Это являлось, как отмечал он далее, «беспрецедентным» — и рождало жуткие перспективы. Возможно ли, чтобы старинные правила, древние традиции, отравленные гражданской войной, сгинули безвозвратно? Но если так, значит, близко установление нового, кровожадного и непонятного порядка, в котором магистратура всегда окажется менее значимой, чем армия, и легитимность уступит свое место неприкрытому насилию. К лету 44 года до Р.Х. общие контуры такого порядка уже начали прорисовываться. Будущие полководцы объезжали колонии, в которых Цезарь поселил своих ветеранов, предлагая всяческие милости и деньги. Даже Брут и Кассий постарались присоединиться к этому действу. Ветераны Цезаря, как и следовало ожидать, принимали их достаточно прохладно. Так что к концу лета оба героя пришли, наконец, к мнению, что оставаться в Италии для них небезопасно — и втихаря исчезли, направившись, если верить слухам, на Восток. Для людей, претендовавших на звание освободителей, любое изгнание свидетельствовало о жестокой катастрофе.

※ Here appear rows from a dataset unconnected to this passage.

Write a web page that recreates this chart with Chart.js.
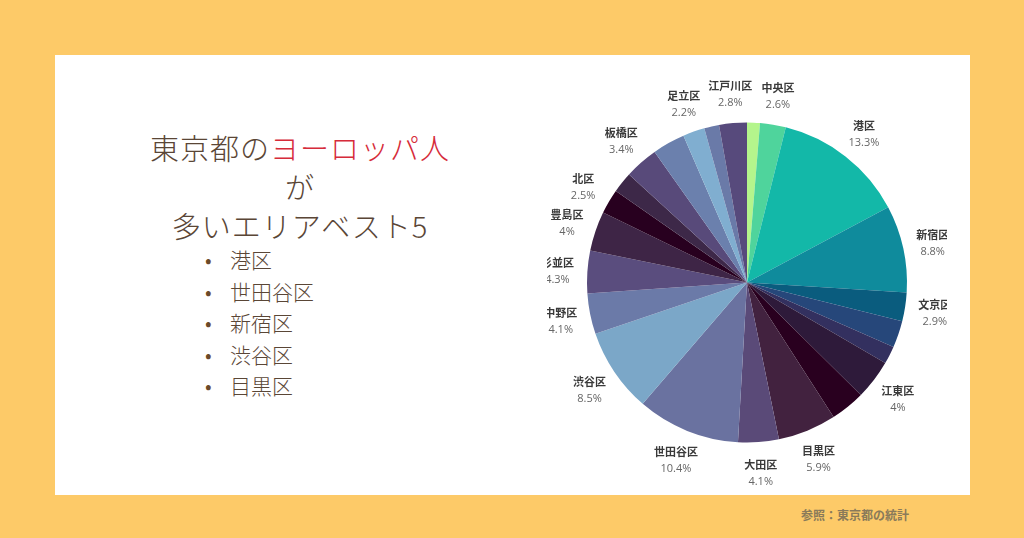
<!DOCTYPE html>
<html>
<head>
<meta charset="utf-8">
<script src="https://cdn.jsdelivr.net/npm/chart.js@4"></script>
<style>
  body { margin: 0; width: 1024px; height: 538px; background: #fdca68; position: relative; overflow: hidden;
         font-family: "Noto Sans CJK JP", sans-serif; }
  #panel { position: absolute; left: 55px; top: 55px; width: 915px; height: 440px; background: #fff; }
  #title { position: absolute; left: 135px; top: 128px; width: 330px; text-align: center; color: #5a4636;
           font-size: 29px; font-weight: 300; line-height: 39px; letter-spacing: 1px; }
  #title span { color: #d62b3a; }
  #list { position: absolute; left: 205px; top: 244px; color: #5a4636; font-size: 21px; font-weight: 300; line-height: 31.5px; }
  #list div::before { content: "•"; display: inline-block; width: 25px; color: #6b4a2a; }
  #src { position: absolute; left: 801px; top: 506px; font-size: 12px; font-weight: bold; color: #8a7a5a; }
  #wrap { position: absolute; left: 547px; top: 70px; width: 400px; height: 425px; }
</style>
</head>
<body>
<div id="panel"></div>
<div id="title">東京都の<span>ヨーロッパ人</span>が<br>多いエリアベスト5</div>
<div id="list"><div>港区</div><div>世田谷区</div><div>新宿区</div><div>渋谷区</div><div>目黒区</div></div>
<div id="src">参照：東京都の統計</div>
<div id="wrap"><canvas id="pie"></canvas></div>
<script>
// slices clockwise from the top
const wards = ["千代田区", "中央区", "港区", "新宿区", "文京区", "台東区", "墨田区", "江東区", "品川区", "目黒区",
  "大田区", "世田谷区", "渋谷区", "中野区", "杉並区", "豊島区", "北区", "荒川区", "板橋区", "練馬区",
  "足立区", "葛飾区", "江戸川区"];
const shares = [1.3, 2.6, 13.3, 8.8, 2.9, 2.7, 1.8, 4, 3.5, 5.9, 4.1, 10.4, 8.5, 4.1, 4.3, 4, 2.5, 2.1, 3.4, 3.3, 2.2, 1.5, 2.8];
const labelled = ["中央区", "港区", "新宿区", "文京区", "江東区", "目黒区", "大田区", "世田谷区", "渋谷区", "中野区",
  "杉並区", "豊島区", "北区", "板橋区", "足立区", "江戸川区"];
const colors = ["#b4f58c", "#4fd49c", "#13b8a8", "#0f8b9c", "#0a5c7e", "#26477a", "#33305f", "#2e1a3a", "#29001f",
  "#42223f", "#5a4a78", "#6a72a0", "#7ba7c8", "#6b7aa8", "#5a4d7e", "#3e2546", "#28001f", "#3d2848",
  "#584a7a", "#6b80ad", "#80aed0", "#6a7aa8", "#574a7c"];

const outsideLabels = {
  id: "outsideLabels",
  afterDatasetsDraw(chart) {
    const ctx = chart.ctx;
    const meta = chart.getDatasetMeta(0);
    ctx.save();
    ctx.textAlign = "center";
    meta.data.forEach((arc, i) => {
      if (!labelled.includes(wards[i])) return;
      const mid = (arc.startAngle + arc.endAngle) / 2;
      const r = arc.outerRadius + 30;
      const x = arc.x + Math.cos(mid) * r;
      const y = arc.y + Math.sin(mid) * r;
      ctx.font = "bold 11px 'Noto Sans CJK JP'";
      ctx.fillStyle = "#3a3a3a";
      ctx.fillText(wards[i], x, y - 3);
      ctx.font = "11px 'Open Sans'";
      ctx.fillStyle = "#666";
      ctx.fillText(shares[i] + "%", x, y + 13);
    });
    ctx.restore();
  }
};

new Chart(document.getElementById("pie"), {
  type: "pie",
  data: { labels: wards, datasets: [{ data: shares, backgroundColor: colors, borderWidth: 0 }] },
  options: {
    responsive: true, maintainAspectRatio: false, animation: false,
    layout: { padding: 40 },
    plugins: { legend: { display: false }, tooltip: { enabled: false } }
  },
  plugins: [outsideLabels]
});
</script>
</body>
</html>
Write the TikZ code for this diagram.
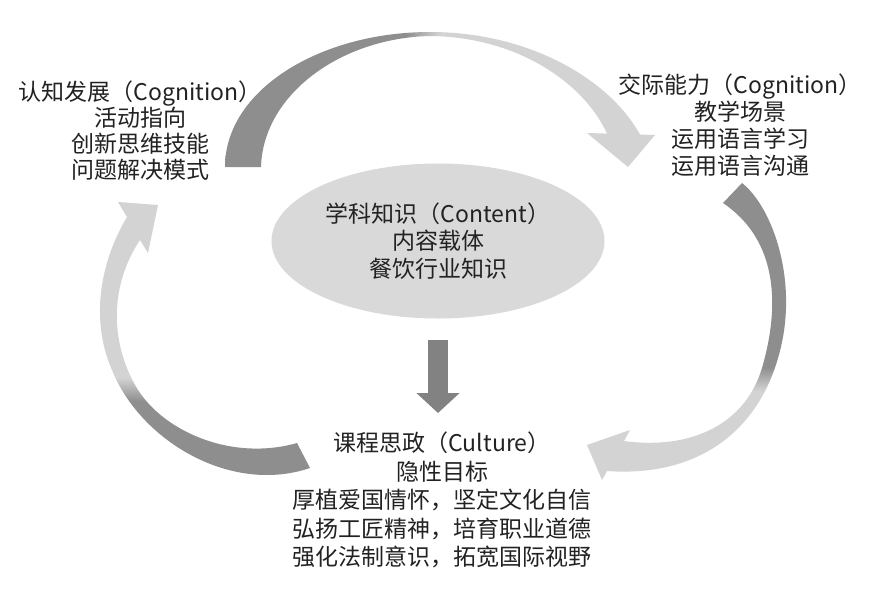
\documentclass[tikz,border=0pt]{standalone}
\usepackage{fontspec}
\setmainfont{Noto Sans CJK SC}
\usetikzlibrary{arrows.meta,shapes.geometric}
\definecolor{arcD}{HTML}{8E8E8E}
\definecolor{arcL}{HTML}{D3D3D3}
\definecolor{ellG}{HTML}{D9D9D9}
\definecolor{downG}{HTML}{828282}
\definecolor{txt}{HTML}{222222}
\pgfdeclareverticalshading{shT}{100bp}{color(0bp)=(arcL); color(50bp)=(arcL); color(54bp)=(arcD); color(100bp)=(arcD)}
\pgfdeclareverticalshading{shR}{100bp}{color(0bp)=(arcL); color(40bp)=(arcL); color(44bp)=(arcD); color(100bp)=(arcD)}
\pgfdeclareverticalshading{shB}{100bp}{color(0bp)=(arcD); color(41bp)=(arcD); color(45bp)=(arcL); color(100bp)=(arcL)}
\tikzset{
  lbl/.style={align=center, text=txt, inner sep=0pt},
  contentell/.style={ellipse, fill=ellG, draw=none, minimum width=333pt, minimum height=155pt, inner sep=0pt, align=center, text=txt},
  downarr/.style={draw=downG, line width=20pt, -{Triangle[width=42pt,length=20pt]}}
}
\begin{document}
\begin{tikzpicture}[x=1pt,y=-1pt]
\useasboundingbox (0,0) rectangle (888,597);
\fill[white] (0,0) rectangle (888,597);

% curved block arrows
\shade[shading=shT, shading angle=90]
  (261,167) .. controls (263,95) and (340,38) .. (430,36)
  .. controls (520,37) and (585,85) .. (607,133.6)
  -- (587,133) -- (628,167) -- (655,135) -- (640,134.6)
  .. controls (610,80) and (530,32) .. (430,32)
  .. controls (320,32) and (225,90) .. (225,167) -- cycle;

\shade[shading=shR, shading angle=0]
  (742,183) .. controls (770,205) and (795,270) .. (783,337)
  .. controls (767,424) and (705,478) .. (607,471)
  -- (602,480) -- (587,445) -- (630,430) -- (624,441)
  .. controls (690,450) and (745,425) .. (762,368)
  .. controls (776,320) and (785,245) .. (723,203) -- cycle;

\shade[shading=shB, shading angle=0]
  (297,443) .. controls (230,462) and (160,430) .. (135,385)
  .. controls (110,340) and (110,285) .. (140,240)
  -- (148,253) -- (158,205) -- (118,202) -- (127,217)
  .. controls (100,262) and (90,320) .. (112,370)
  .. controls (140,440) and (230,495) .. (310,468) -- cycle;

% nodes
\node[lbl, font=\fontsize{23}{26}\selectfont] (cog) at (140,131)
  {认知发展（Cognition）\\活动指向\\创新思维技能\\问题解决模式};
\node[lbl, font=\fontsize{23}{27}\selectfont] (comm) at (740,125)
  {交际能力（Cognition）\\教学场景\\运用语言学习\\运用语言沟通};
\node[contentell, font=\fontsize{23}{27.5}\selectfont] (content) at (438,241)
  {学科知识（Content）\\内容载体\\餐饮行业知识};
\node[lbl, font=\fontsize{23}{28.5}\selectfont] (cult) at (442,500)
  {课程思政（Culture）\\隐性目标\\厚植爱国情怀，坚定文化自信\\弘扬工匠精神，培育职业道德\\强化法制意识，拓宽国际视野};

% straight arrow
\coordinate (dtop) at (438,340);
\coordinate (dtip) at (438,413);
\draw[downarr] (dtop) -- (dtip);
\end{tikzpicture}
\end{document}
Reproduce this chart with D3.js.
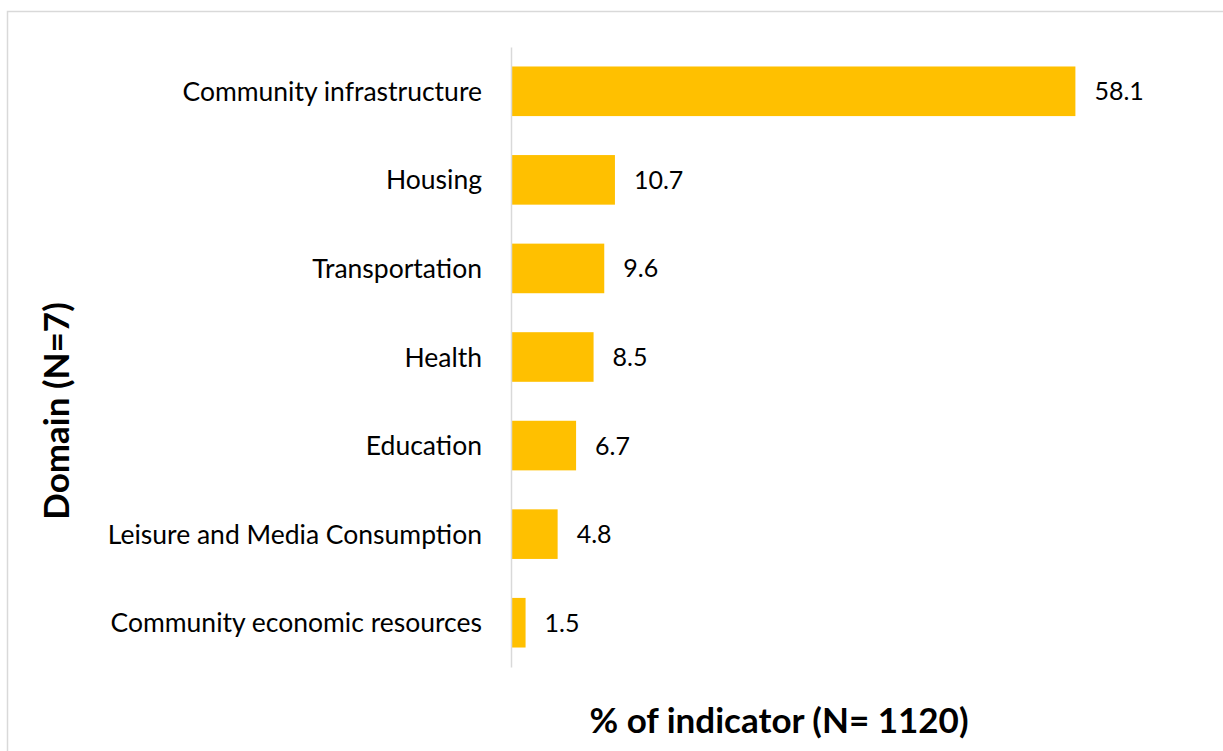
<!DOCTYPE html>
<html lang="en">
<head>
    <meta charset="UTF-8">
    <title>Domain share of indicators</title>
    <script src="https://d3js.org/d3.v7.min.js"></script>
    <style>
        body { margin: 0; background: #fff; }
        .cat-label { font-family: Lato, "Open Sans", sans-serif; font-size: 26.5px; fill: #000; }
        .val-label { font-family: Lato, "Open Sans", sans-serif; font-size: 25px; fill: #000; }
        .axis-title { font-family: Lato, "Open Sans", sans-serif; font-size: 35px; font-weight: bold; fill: #000; }
    </style>
</head>
<body>
<svg id="chart"></svg>
<script>
    // Data
    const domains = [
        "Community infrastructure",
        "Housing",
        "Transportation",
        "Health",
        "Education",
        "Leisure and Media Consumption",
        "Community economic resources"
    ];
    const percents = [58.1, 10.7, 9.6, 8.5, 6.7, 4.8, 1.5];

    const svgWidth = 1223;
    const svgHeight = 751;
    const margin = { top: 47, right: 32, bottom: 84, left: 511 };
    const width = svgWidth - margin.left - margin.right;
    const height = svgHeight - margin.top - margin.bottom;

    const svg = d3.select("#chart")
        .attr("width", svgWidth)
        .attr("height", svgHeight);

    // outer chart frame (runs off the right and bottom of the picture)
    svg.append("rect")
        .attr("x", 7.5)
        .attr("y", 11.5)
        .attr("width", svgWidth + 20)
        .attr("height", svgHeight + 20)
        .attr("fill", "none")
        .attr("stroke", "#d9d9d9")
        .attr("stroke-width", 1.5);

    const plot = svg.append("g")
        .attr("transform", "translate(" + margin.left + "," + margin.top + ")");

    const xScale = d3.scaleLinear()
        .domain([0, 70])
        .range([0, 680]);

    const yScale = d3.scaleBand()
        .domain(domains)
        .range([0, height])
        .paddingInner(0.44)
        .paddingOuter(0.22);

    const data = domains.map((d, i) => ({ domain: d, value: percents[i] }));

    // bars
    plot.selectAll(".bar")
        .data(data)
        .enter().append("rect")
        .attr("class", "bar")
        .attr("x", 0)
        .attr("y", d => yScale(d.domain))
        .attr("width", d => xScale(d.value))
        .attr("height", yScale.bandwidth())
        .attr("fill", "#ffc000");

    // value labels
    plot.selectAll(".val-label")
        .data(data)
        .enter().append("text")
        .attr("class", "val-label")
        .attr("x", d => xScale(d.value) + 19)
        .attr("y", d => yScale(d.domain) + yScale.bandwidth() / 2)
        .attr("dy", "0.36em")
        .text(d => d.value.toFixed(1));

    // y axis: line plus category labels
    const yAxis = plot.append("g")
        .call(d3.axisLeft(yScale).tickSize(0).tickPadding(29));
    yAxis.select(".domain")
        .attr("stroke", "#d9d9d9")
        .attr("stroke-width", 1.5);
    yAxis.selectAll("text")
        .attr("class", "cat-label")
        .attr("font-family", null)
        .attr("font-size", null)
        .attr("fill", null)
        .attr("dy", "0.36em");

    // axis titles
    svg.append("text")
        .attr("class", "axis-title")
        .attr("transform", "translate(" + 69 + "," + 411 + ") rotate(-90)")
        .attr("text-anchor", "middle")
        .text("Domain (N=7)");

    svg.append("text")
        .attr("class", "axis-title")
        .attr("x", 779)
        .attr("y", 733)
        .attr("text-anchor", "middle")
        .text("% of indicator (N= 1120)");
</script>
</body>
</html>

Несчастьем стало оно и для тех, кто рассчитывал на их руководство. Теперь, после отбытия Брута и Кассия, для того чтобы оставаться в Риме, для того чтобы защищать Республику именно там, где это было наиболее важно, в городе, ставшем местом рождения ее свобод, перед лицом Сената и народа Рима, требовалась еще большая отвага. И кто же способен возглавить сопротивление? Взгляды обратились к Цицерону — однако, будучи сугубо штатской персоной, поддавшись панике, он также бежал из Рима. После долгих и мучительных колебаний он решил направиться в Афины. Там его сын, вместо того чтобы учиться, приобретал репутацию первого пьяницы университета, и Цицерон намеревался наставить своего отпрыска на путь истинный. Однако не успел встревоженный отец выйти в море, как непогода загнала его обратно в порт, и уже там, дожидаясь прекращения шторма, он узнал, каким образом было воспринято его путешествие в Риме. «Отлично! Бросай родную страну!»[278] — написал ему обычно невозмутимый Аттик. Цицерон был оскорблен и унижен. Стыд и тщеславие укрепили его трепещущие нервы; присоединялось и сознание того, что он обязан стоять на своем до последнего и бросить вызов полководцам в их собственном логове. Багаж его извлекли из трюма. Укрепившись духом для предстоящих баталий, Цицерон отправился обратно в Рим.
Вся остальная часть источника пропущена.